Paramount Fights Back
Paramount Skydance refused to cede ground. Last week it announced its own slate of director nominees for Warner’s upcoming shareholder meeting and revealed an “irrevocable personal guarantee” from Oracle founder Larry Ellison-father of Paramount CEO David Ellison-to back $40.4 billion in equity financing.

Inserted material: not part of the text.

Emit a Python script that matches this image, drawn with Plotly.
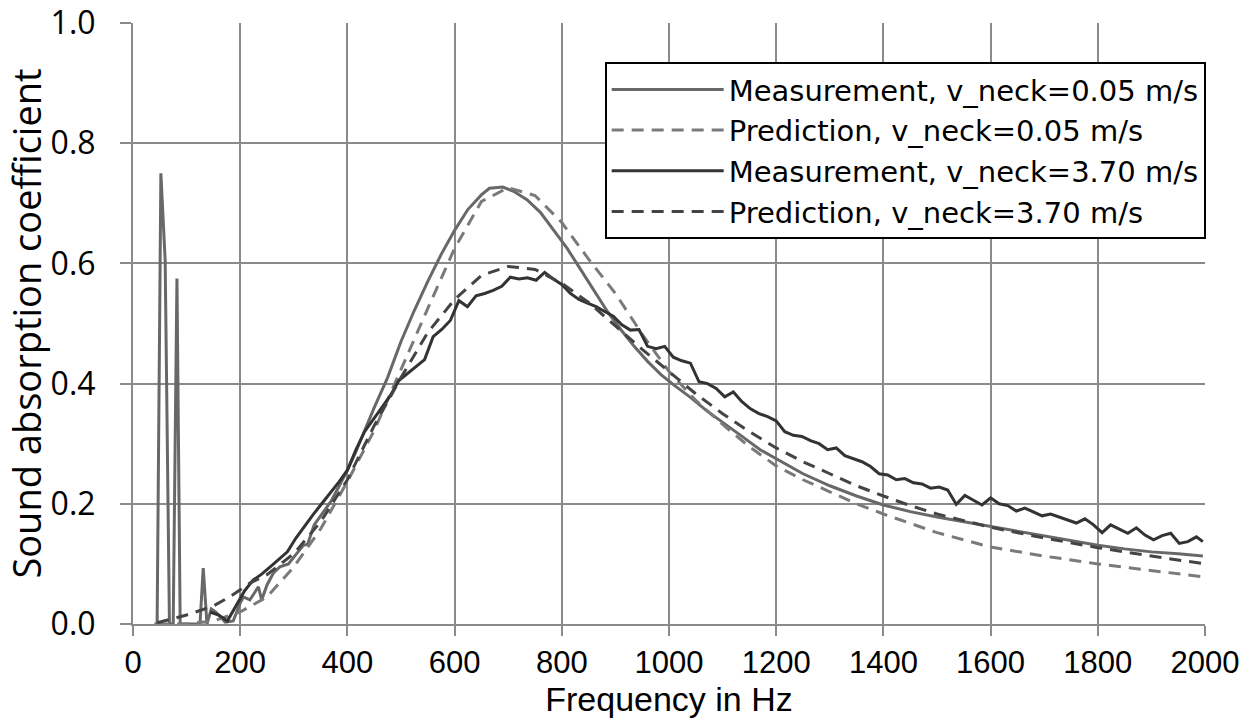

Warner’s board again urged investors to reject Paramount, labeling the bid a highly leveraged buyout laden with debt and operating restrictions that could “hamper WBD’s ability to perform” during regulatory review.
What Each Suitor Wants
| Netflix | Paramount Skydance |
|---|---|
| Warner’s studio & streaming assets only (HBO Max, TV/film production) | Entire company-studio, streaming, CNN, Discovery networks |
| Plans spin-off of news & cable into separate firm | Keeps all operations intact |
A merger of either stripe faces at least a year of regulatory scrutiny. The U.S. Justice Department is expected to review the mega-deal and could sue to block or demand changes. Overseas regulators may also challenge the transaction, and political winds under President Donald Trump-who has mused about personal involvement-add another layer of uncertainty.
Industry Opposition
Labor groups are weighing in. SAG-AFTRA and the Writers Guild of America issued statements opposing the Paramount proposal, though the articles did not detail specific objections.
Key Takeaways
- Netflix’s all-cash revision aims to lock in shareholder support before Warner’s vote
- Paramount counters with richer equity guarantees and director nominees
- Regulatory hurdles loom large for whichever bid prevails
- Warner leadership views Netflix’s path as less risky and faster to close
The battle for Warner Bros. Discovery now shifts to shareholders, who must decide between Netflix’s streamlined cash offer and Paramount’s broader, debt-heavier vision for the company.